Objective:
Can you write out all of the material below, word for word?

Source data:
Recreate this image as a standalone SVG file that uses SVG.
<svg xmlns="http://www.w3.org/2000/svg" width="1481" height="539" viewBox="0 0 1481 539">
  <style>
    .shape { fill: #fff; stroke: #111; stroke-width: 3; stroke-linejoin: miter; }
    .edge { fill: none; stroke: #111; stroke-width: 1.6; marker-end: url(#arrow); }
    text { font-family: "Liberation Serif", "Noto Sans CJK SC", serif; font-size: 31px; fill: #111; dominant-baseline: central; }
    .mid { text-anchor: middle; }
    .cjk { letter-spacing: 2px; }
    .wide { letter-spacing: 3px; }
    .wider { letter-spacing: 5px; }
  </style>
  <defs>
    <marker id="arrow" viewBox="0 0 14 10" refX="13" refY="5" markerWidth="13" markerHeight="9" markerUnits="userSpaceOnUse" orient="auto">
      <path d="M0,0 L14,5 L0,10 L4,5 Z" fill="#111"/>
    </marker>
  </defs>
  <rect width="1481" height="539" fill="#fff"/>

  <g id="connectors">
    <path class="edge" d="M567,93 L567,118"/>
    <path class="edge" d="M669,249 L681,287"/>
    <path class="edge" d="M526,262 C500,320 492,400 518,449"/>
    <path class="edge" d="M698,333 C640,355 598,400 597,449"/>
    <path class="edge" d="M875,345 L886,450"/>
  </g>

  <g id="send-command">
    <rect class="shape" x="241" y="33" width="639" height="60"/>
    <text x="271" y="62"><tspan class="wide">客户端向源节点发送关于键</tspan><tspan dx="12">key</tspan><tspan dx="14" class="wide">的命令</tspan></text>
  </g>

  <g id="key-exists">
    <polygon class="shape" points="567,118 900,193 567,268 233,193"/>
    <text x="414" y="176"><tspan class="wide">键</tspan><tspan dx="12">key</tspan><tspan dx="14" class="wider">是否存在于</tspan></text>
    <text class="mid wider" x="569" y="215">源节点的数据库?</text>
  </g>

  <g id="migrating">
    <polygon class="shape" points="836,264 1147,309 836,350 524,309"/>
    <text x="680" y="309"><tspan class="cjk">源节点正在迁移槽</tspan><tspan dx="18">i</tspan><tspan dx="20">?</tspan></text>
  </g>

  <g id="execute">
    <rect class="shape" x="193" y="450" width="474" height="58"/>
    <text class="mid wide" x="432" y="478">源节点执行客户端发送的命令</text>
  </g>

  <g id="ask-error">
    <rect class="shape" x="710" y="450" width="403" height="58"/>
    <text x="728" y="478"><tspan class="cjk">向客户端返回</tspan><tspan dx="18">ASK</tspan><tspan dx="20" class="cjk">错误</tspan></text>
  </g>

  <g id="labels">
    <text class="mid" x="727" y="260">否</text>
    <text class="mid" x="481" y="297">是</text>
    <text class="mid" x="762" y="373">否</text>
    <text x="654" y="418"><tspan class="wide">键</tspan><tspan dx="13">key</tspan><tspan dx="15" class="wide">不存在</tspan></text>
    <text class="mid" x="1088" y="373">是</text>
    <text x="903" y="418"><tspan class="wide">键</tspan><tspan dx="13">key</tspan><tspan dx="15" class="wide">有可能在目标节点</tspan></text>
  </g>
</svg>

Result:
Recreate this image as a standalone SVG file that uses SVG.
<svg xmlns="http://www.w3.org/2000/svg" width="1481" height="539" viewBox="0 0 1481 539">
  <style>
    .shape { fill: #fff; stroke: #111; stroke-width: 3; stroke-linejoin: miter; }
    .edge { fill: none; stroke: #111; stroke-width: 1.6; marker-end: url(#arrow); }
    text { font-family: "Liberation Serif", "Noto Sans CJK SC", serif; font-size: 31px; fill: #111; dominant-baseline: central; }
    .mid { text-anchor: middle; }
    .cjk { letter-spacing: 2px; }
    .wide { letter-spacing: 3px; }
    .wider { letter-spacing: 5px; }
  </style>
  <defs>
    <marker id="arrow" viewBox="0 0 14 10" refX="13" refY="5" markerWidth="13" markerHeight="9" markerUnits="userSpaceOnUse" orient="auto">
      <path d="M0,0 L14,5 L0,10 L4,5 Z" fill="#111"/>
    </marker>
  </defs>
  <rect width="1481" height="539" fill="#fff"/>

  <g id="connectors">
    <path class="edge" d="M567,93 L567,118"/>
    <path class="edge" d="M669,249 L681,287"/>
    <path class="edge" d="M526,262 C500,320 492,400 518,449"/>
    <path class="edge" d="M698,333 C640,355 598,400 597,449"/>
    <path class="edge" d="M875,345 L886,450"/>
  </g>

  <g id="send-command">
    <rect class="shape" x="241" y="33" width="639" height="60"/>
    <text x="271" y="62"><tspan class="wide">客户端向源节点发送关于键</tspan><tspan dx="12">key</tspan><tspan dx="14" class="wide">的命令</tspan></text>
  </g>

  <g id="key-exists">
    <polygon class="shape" points="567,118 900,193 567,268 233,193"/>
    <text x="414" y="176"><tspan class="wide">键</tspan><tspan dx="12">key</tspan><tspan dx="14" class="wider">是否存在于</tspan></text>
    <text class="mid wider" x="569" y="215">源节点的数据库?</text>
  </g>

  <g id="migrating">
    <polygon class="shape" points="836,264 1147,309 836,350 524,309"/>
    <text x="680" y="309"><tspan class="cjk">源节点正在迁移槽</tspan><tspan dx="18">i</tspan><tspan dx="20">?</tspan></text>
  </g>

  <g id="execute">
    <rect class="shape" x="193" y="450" width="474" height="58"/>
    <text class="mid wide" x="432" y="478">源节点执行客户端发送的命令</text>
  </g>

  <g id="ask-error">
    <rect class="shape" x="710" y="450" width="403" height="58"/>
    <text x="728" y="478"><tspan class="cjk">向客户端返回</tspan><tspan dx="18">ASK</tspan><tspan dx="20" class="cjk">错误</tspan></text>
  </g>

  <g id="labels">
    <text class="mid" x="727" y="260">否</text>
    <text class="mid" x="481" y="297">是</text>
    <text class="mid" x="762" y="373">否</text>
    <text x="654" y="418"><tspan class="wide">键</tspan><tspan dx="13">key</tspan><tspan dx="15" class="wide">不存在</tspan></text>
    <text class="mid" x="1088" y="373">是</text>
    <text x="903" y="418"><tspan class="wide">键</tspan><tspan dx="13">key</tspan><tspan dx="15" class="wide">有可能在目标节点</tspan></text>
  </g>
</svg>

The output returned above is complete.